За негу ног и милых рук,
За бесшабашные глаза
Климактерических подруг!..»
И ещё нечто… стоит всё-таки привести:
«Чарующее слово д е ф л о р а ц и я…
О, необыкновенные слова!
Мерещится какая-то акация,
Калитка, на головке кружева,
Волнуется всё это, несказанное…
Спросил я как-то девочку одну
По нраву ль ей такое слово странное?
И получил ещё одну весну
Невинную… считай – непреткновенную…
Люблю с тех пор лапшу обыкновенную».
Врал. Любил только Тоньку. Но врал…
***
Из Тетрадок:
«Игра слов. Восхищение, вожделение… какое чувство сильнее? Вожделеть женщину, значит – желать её, хотеть. Восхитить – похитить, т.е. украсть. Не восхотеть, а именно восхитить. Пожалуй, в последнем варианте «состав преступления» круче. Но если слегка изменить в заповеди: «Смотрящий на женщину с вожделением…» одно слово, если изменить «Вожделение» на «Восхищение», что получится? «Смотрящий на женщину с восхищением…»… – разве зазорно? Смотреть с восхищением – предосудительно? А ведь женщина не только предмет обожания (не путать с обожением), поклонения, но и – восхищения. Во все времена. Игра слов, батенька, игра слов…» – торжествующе ехидничал Великий. Любил это дело, гадёныш. Не всегда, но…

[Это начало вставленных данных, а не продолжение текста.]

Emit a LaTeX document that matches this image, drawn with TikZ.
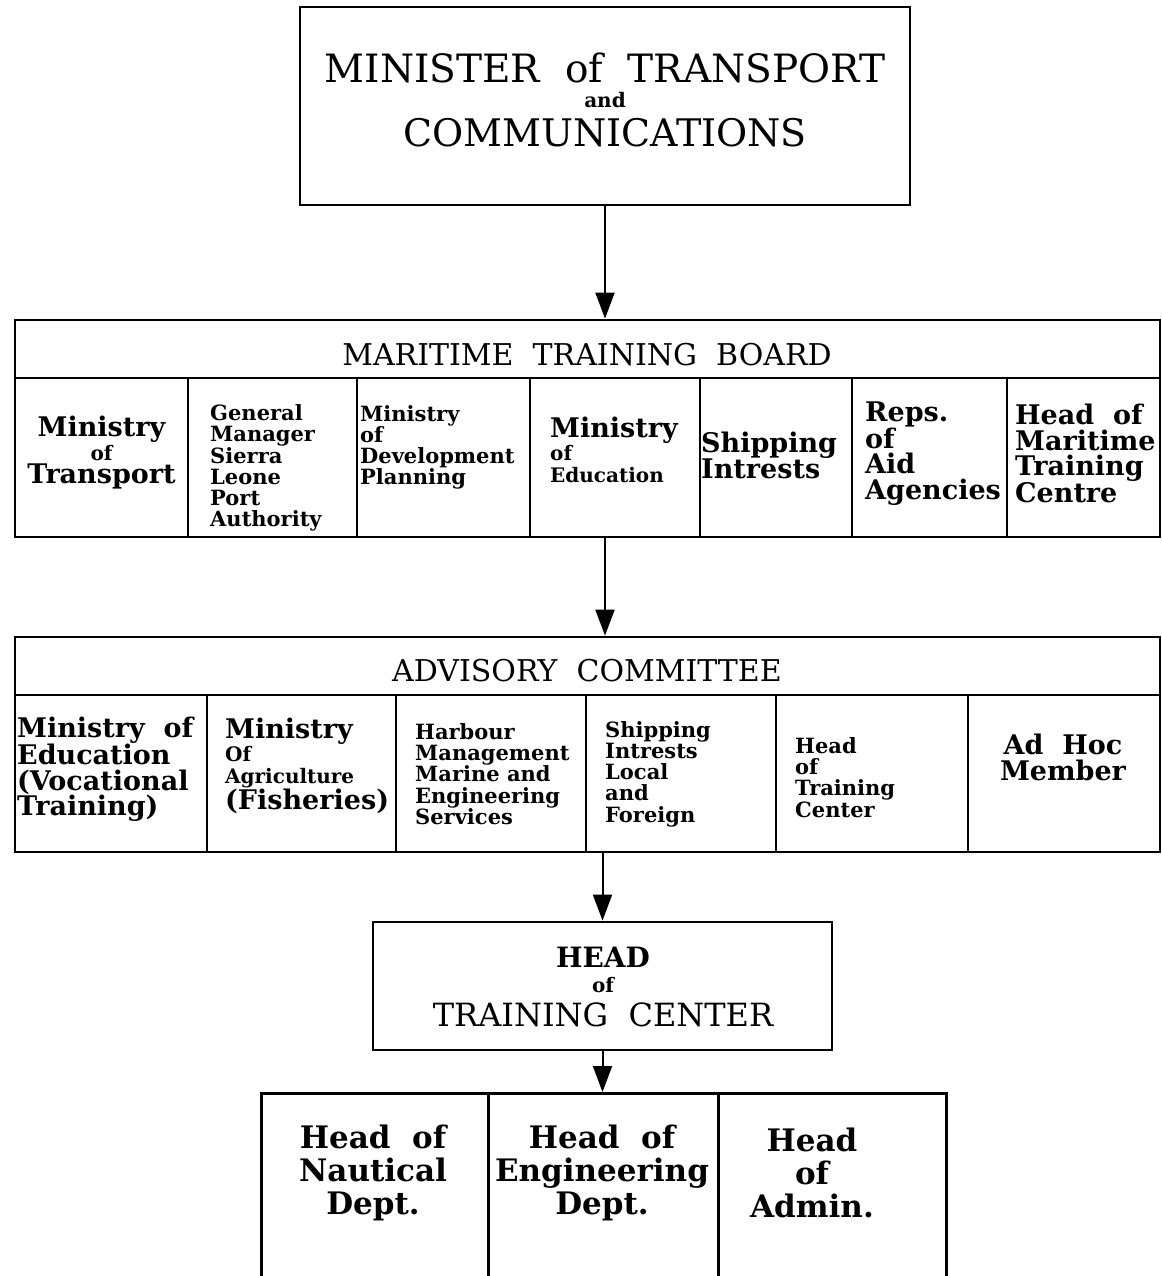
\documentclass[tikz,border=0pt]{standalone}
\usepackage{fontspec}
\setmainfont{DejaVu Serif}
\usetikzlibrary{arrows.meta}

\newcommand{\smtxt}{\fontsize{20}{21}\selectfont}

\tikzset{
  orgbox/.style={draw, line width=2.8pt, inner sep=0pt},
  rowrule/.style={line width=2.8pt},
  flow/.style={line width=2pt, -{Triangle[length=26pt,width=19pt]}},
  toptxt/.style={font=\fontsize{39}{40}\selectfont, inner sep=0pt},
  headtxt/.style={font=\fontsize{30}{32}\selectfont, inner sep=0pt},
  smallcell/.style={font=\bfseries\fontsize{21}{21.2}\selectfont, align=left, anchor=west, inner sep=0pt},
  bigcell/.style={font=\bfseries\fontsize{27}{25.5}\selectfont, align=left, anchor=west, inner sep=0pt},
  deptxt/.style={font=\bfseries\fontsize{31}{33}\selectfont, align=center, inner sep=0pt}
}

\begin{document}
\begin{tikzpicture}[x=1pt,y=-1pt]
        \useasboundingbox (0,0) rectangle (1161,1276);
        % minister
        \node[orgbox, minimum width=610pt, minimum height=198pt] (mot) at (605,106) {};
        \node[toptxt] (motA) at (605,68) {MINISTER\ \ of\ \ TRANSPORT};
        \node[font=\bfseries\smtxt, inner sep=0pt] (motB) at (605,100) {and};
        \node[toptxt, font=\fontsize{38}{40}\selectfont] (motC) at (605,133) {COMMUNICATIONS};
        % maritime training board
        \node[orgbox, minimum width=1145pt, minimum height=217pt] (mtb) at (587.5,428.5) {};
        \node[headtxt] (mtbH) at (587,355) {MARITIME\ \ TRAINING\ \ BOARD};
        \draw[rowrule] (15,378) -- (1160,378);
        \foreach \x in {188,357,530,700,852,1007}
            \draw[rowrule] (\x,378) -- (\x,537);
        \node[bigcell, align=center, anchor=center, font=\bfseries\fontsize{27}{23.5}\selectfont] (mtb1) at (101.5,453) {Ministry\\{\smtxt of}\\Transport};
        \node[smallcell] (mtb2) at (210,468) {General\\Manager\\Sierra\\Leone\\Port\\Authority};
        \node[smallcell] (mtb3) at (360,447.5) {Ministry\\of\\Development\\Planning};
        \node[bigcell, font=\bfseries\fontsize{27}{22.5}\selectfont] (mtb4) at (550,450) {Ministry\\{\smtxt of}\\{\smtxt Education}};
        \node[bigcell] (mtb5) at (701,455.5) {Shipping\\Intrests};
        \node[bigcell] (mtb6) at (865,453.5) {Reps.\\of\\Aid\\Agencies};
        \node[bigcell] (mtb7) at (1015,453.5) {Head\ \ of\\Maritime\\Training\\Centre};
        % advisory committee
        \node[orgbox, minimum width=1145pt, minimum height=215pt] (adv) at (587.5,744.5) {};
        \node[headtxt] (advH) at (587,671) {ADVISORY\ \ COMMITTEE};
        \draw[rowrule] (15,695) -- (1160,695);
        \foreach \x in {207,396,586,776,968}
            \draw[rowrule] (\x,695) -- (\x,852);
        \node[bigcell] (adv1) at (17,769) {Ministry\ \ of\\Education\\(Vocational\\Training)};
        \node[bigcell, font=\bfseries\fontsize{27}{22.7}\selectfont] (adv2) at (225,766) {Ministry\\{\smtxt Of}\\{\smtxt Agriculture}\\(Fisheries)};
        \node[smallcell] (adv3) at (415,774) {Harbour\\Management\\Marine and\\Engineering\\Services};
        \node[smallcell] (adv4) at (605,774) {Shipping\\Intrests\\Local\\and\\Foreign};
        \node[smallcell] (adv5) at (795,777.5) {Head\\of\\Training\\Center};
        \node[bigcell, align=center, anchor=center] (adv6) at (1063,757.5) {Ad\ \ Hoc\\Member};
        % head of training center
        \node[orgbox, minimum width=459pt, minimum height=128pt] (htc) at (602.5,986) {};
        \node[headtxt, font=\bfseries\fontsize{28}{30}\selectfont] (htcA) at (603,957) {HEAD};
        \node[font=\bfseries\smtxt, inner sep=0pt] (htcB) at (603,985) {of};
        \node[headtxt, font=\fontsize{32}{32}\selectfont] (htcC) at (603,1015) {TRAINING\ \ CENTER};
        % departments
        \node[orgbox, minimum width=227pt, minimum height=230pt, anchor=north west] (nd) at (260,1092) {};
        \node[orgbox, minimum width=230pt, minimum height=230pt, anchor=north west] (ed) at (487,1092) {};
        \node[orgbox, minimum width=228pt, minimum height=230pt, anchor=north west] (ad) at (717,1092) {};
        \node[deptxt] (ndT) at (373,1173) {Head\ \ of\\Nautical\\Dept.};
        \node[deptxt] (edT) at (602,1173) {Head\ \ of\\Engineering\\Dept.};
        \node[deptxt] (adT) at (812,1173) {Head\\of\\Admin.};
        % arrows
        \draw[flow] (mot.south) -- (mot.south |- mtb.north);
        \draw[flow] (mot.south |- mtb.south) -- (mot.south |- adv.north);
        \draw[flow] (htc.north |- adv.south) -- (htc.north);
        \draw[flow] (htc.south) -- (htc.south |- ed.north);
\end{tikzpicture}
\end{document}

Нередко желчный, провокативный даже Великий.
***
Хоккеисты надоели Великому. Рогожный мешок с салфетками и обрывками бумаги, испещрённой трёхстишиями, пропал. Кажется, бесследно. Никто из доброжелательных собутыльников Великого, изредка подкидывающих мне с оказией старые салфеточки, а то и форматные листы бумаги, ничего не прислал из «японского» периода творчества.
Надоели хоккеисты? Увлёкся частушками. И, поскольку писал целыми ворохами, когда заводился, решил послать их на конкурс в Литинститут. Бедный, бедный… хотел сделать сюрприз, явиться вдруг однажды на пороге моего дома победителем, с лавровым венком на рыжей, кучерявой ещё башке. Эх, промахнулся…
Затесались в конкурсной рукописи частушки не шибко пристойные. Они заведомо не могли пройти советскую комиссию:
«Бывает нежное говно,
Бывает грубое оно…
О чём беседовать с любимой
Мне абсолютно всё равно».
***
Ничего, умный рецензент порвал бы втихаря. Но в рукописи были не одни лишь непристойности. Решил позаигрывать с уважаемым учреждением, отличавшимся даже при Советах некоторым либерализмом. Присовокупил частушку, якобы от лица разочарованной девушки:
«Мой милёнок, проститут,
Поступал в Литинститут,
В рифму врал, душой и телом
Торговал и там, и тут…»
«Индюк думал, да в суп попал» – вот уж это тот самый случай. Заигрывание было заведомо жалким. Да и плачевным в итоге.
После этого он слова доброго не сказал про «творческий вуз». Да и про девушек тож. Закурил горькую, дешёвую сигарету «Архар», побрёл восвояси…
«…и побрёл Дурак-Иван,
Дымом сыт, слезами пьян,
Поговорки поминать,
Камни во поле пинать…»
***
Довели до белого колена
Попинал камни Великий, попил-поел горькую… задумался. И решил в одно из ознобных похмельных утр: а с какого перепугу его, Великого, отвергли? А что сейчас вообще в моде, в фаворе?
И – зарылся в океан современной поэзии, где царствовали тогда метафористы, концептуалисты, куртуазные маньеристы… ну и прочий мутняк. Начитался, задумался:
«А что тут, собственно, выдающегося? Что сложного? Почему в фаворе? Нешто так не смогу? Смогу. Попробую, а там пойму – из чего эта хрень варится?..»
И попробовал. Склал, а потом сложил папку образчиков «современной креативной поэзии». Кое-что из той папки, почему-то под названием «Г…о» сохранилось.